We know this is just the beginning of the user parameter story. In working with FME users, we learned that being able to support parameter dependencies is one of the most powerful ways we could simplify complex workflows. The idea behind dependent parameters is that the value or visibility of a parameter could be controlled by another.
For example, maybe you only want to show the ‘Flowers’ parameter group, if the data type parameter is set to ‘Flowers’. This is just a mockup, but you can see on the right hand side how that logic can be applied in the parameter builder:
And if we preview what that looks like to the end user, you’ll see that the ‘Flowers’ parameter group is enabled based on the data type being ‘Flowers’ (and ‘Trees’ is disabled)Dependent parameters help guide end users logically through the steps and data needed to execute a workspace, which is particularly useful if the workflow is complex and a lot of parameters are required.
The ability to hide and show parameters based on conditions like this also opens up enormous potential for custom transformer utility.
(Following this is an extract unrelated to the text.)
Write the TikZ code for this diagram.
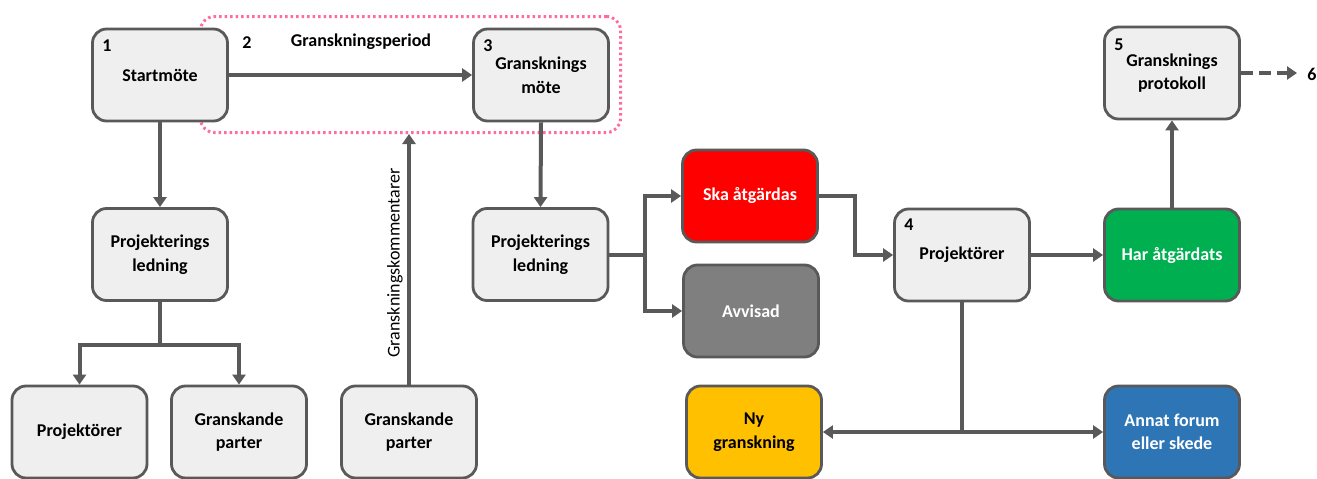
\documentclass[tikz,border=0pt]{standalone}
\usepackage{fontspec}
\setmainfont{Carlito}
\usetikzlibrary{arrows.meta,calc}
\definecolor{bord}{HTML}{595959}
\definecolor{boxfill}{HTML}{EFEFEF}
\definecolor{redfill}{HTML}{FF0000}
\definecolor{grayfill}{HTML}{7F7F7F}
\definecolor{greenfill}{HTML}{00B050}
\definecolor{yellowfill}{HTML}{FFC000}
\definecolor{bluefill}{HTML}{2E75B6}
\definecolor{pinkdot}{HTML}{FF6C9B}
\tikzset{
  box/.style={draw=bord, line width=2.8pt, fill=boxfill, rounded corners=14pt,
    minimum width=135pt, minimum height=92pt, align=center,
    font=\fontsize{18}{23.5}\selectfont\bfseries, inner sep=0pt},
  num/.style={font=\fontsize{18}{22}\selectfont\bfseries, inner sep=0pt},
  conn/.style={draw=bord, line width=4pt},
  arr/.style={conn, -{Triangle[length=10pt,width=13pt]}},
}
\begin{document}
\begin{tikzpicture}[x=1pt,y=-1pt]
\useasboundingbox (0,0) rectangle (1317,479);
% dotted period frame
\node[draw=pinkdot, line width=3pt, dash pattern=on 2.5pt off 3pt, rounded corners=14pt,
  minimum width=420pt, minimum height=116pt, inner sep=0pt] (period) at (410.5,74.5) {};
% boxes
\node[box] (start) at (160,75) {Startmöte};
\node[box] (gmote) at (541,75) {Gransknings\\möte};
\node[box] (pl1) at (160,254.5) {Projekterings\\ledning};
\node[box] (proj1) at (79.5,432) {Projektörer};
\node[box] (gp1) at (239,432) {Granskande\\parter};
\node[box] (gp2) at (409,432) {Granskande\\parter};
\node[box] (pl2) at (540.5,254.5) {Projekterings\\ledning};
\node[box, fill=redfill, text=white] (ska) at (750,196) {Ska åtgärdas};
\node[box, fill=grayfill, text=white] (avv) at (751,311) {Avvisad};
\node[box] (proj4) at (962,255) {Projektörer};
\node[box, fill=greenfill, text=white] (har) at (1172,255) {Har åtgärdats};
\node[box] (prot) at (1172,73) {Gransknings\\protokoll};
\node[box, fill=yellowfill] (ny) at (754,432) {Ny\\granskning};
\node[box, fill=bluefill, text=white] (annat) at (1172,432) {Annat forum\\eller skede};
% numbers and labels
\node[num] (n1) at (107,46) {1};
\node[num] (n2) at (247,43) {2};
\node[num] (lperiod) at (361,42) {Granskningsperiod};
\node[num] (n3) at (488,46) {3};
\node[num] (n4) at (909,225) {4};
\node[num] (n5) at (1119,45) {5};
\node[num] (n6) at (1312,74) {6};
\node[font=\fontsize{18}{22}\selectfont, rotate=90, inner sep=0pt] (lkom) at (395,263) {Granskningskommentarer};
% connectors
\draw[arr] (start.east) -- (gmote.west);
\draw[arr] (start.south) -- (pl1.north);
\coordinate (j1) at (160,345);
\draw[conn] (pl1.south) -- (j1);
\draw[arr] (j1) -| (proj1.north);
\draw[arr] (j1) -| (gp1.north);
\draw[arr] (gp2.north) -- (gp2.north |- period.south);
\draw[arr] (gmote.south) -- (pl2.north);
\coordinate (j2) at (645,254.5);
\draw[conn] (pl2.east) -- (j2);
\draw[arr] (j2) |- (ska.west);
\draw[arr] (j2) |- (avv.west);
\coordinate (j3) at (855,196);
\draw[arr] (ska.east) -- (j3) |- (proj4.west);
\draw[arr] (proj4.east) -- (har.west);
\draw[arr] (har.north) -- (prot.south);
\coordinate (c6) at (1297,73);
\draw[arr, dash pattern=on 12pt off 6pt] (prot.east) -- (c6);
\coordinate (j4) at (962,432);
\draw[conn] (proj4.south) -- (j4);
\draw[arr] (j4) -- (ny.east);
\draw[arr] (j4) -- (annat.west);
\end{tikzpicture}
\end{document}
Usable custom transformers no longer need to be limited to one function. Custom transformer authors will be able to build more complex logic into their transformers backed by this powerful user interface, and custom transformer users will be able to easily and intuitively make use of this power in their own workflows.
But, as the title says, this is “What’s Next”. You’ll have to stay tuned and keep your eyes and ears open to hear more about this functionality in the future.
FME can solve almost any data problem, but the magic is in not having to solve the same problem more than once through building simplified, flexible and reusable solutions. User parameters are the key to unlocking “doing more with less”, which is why we wanted to make them easier to build and navigate than ever.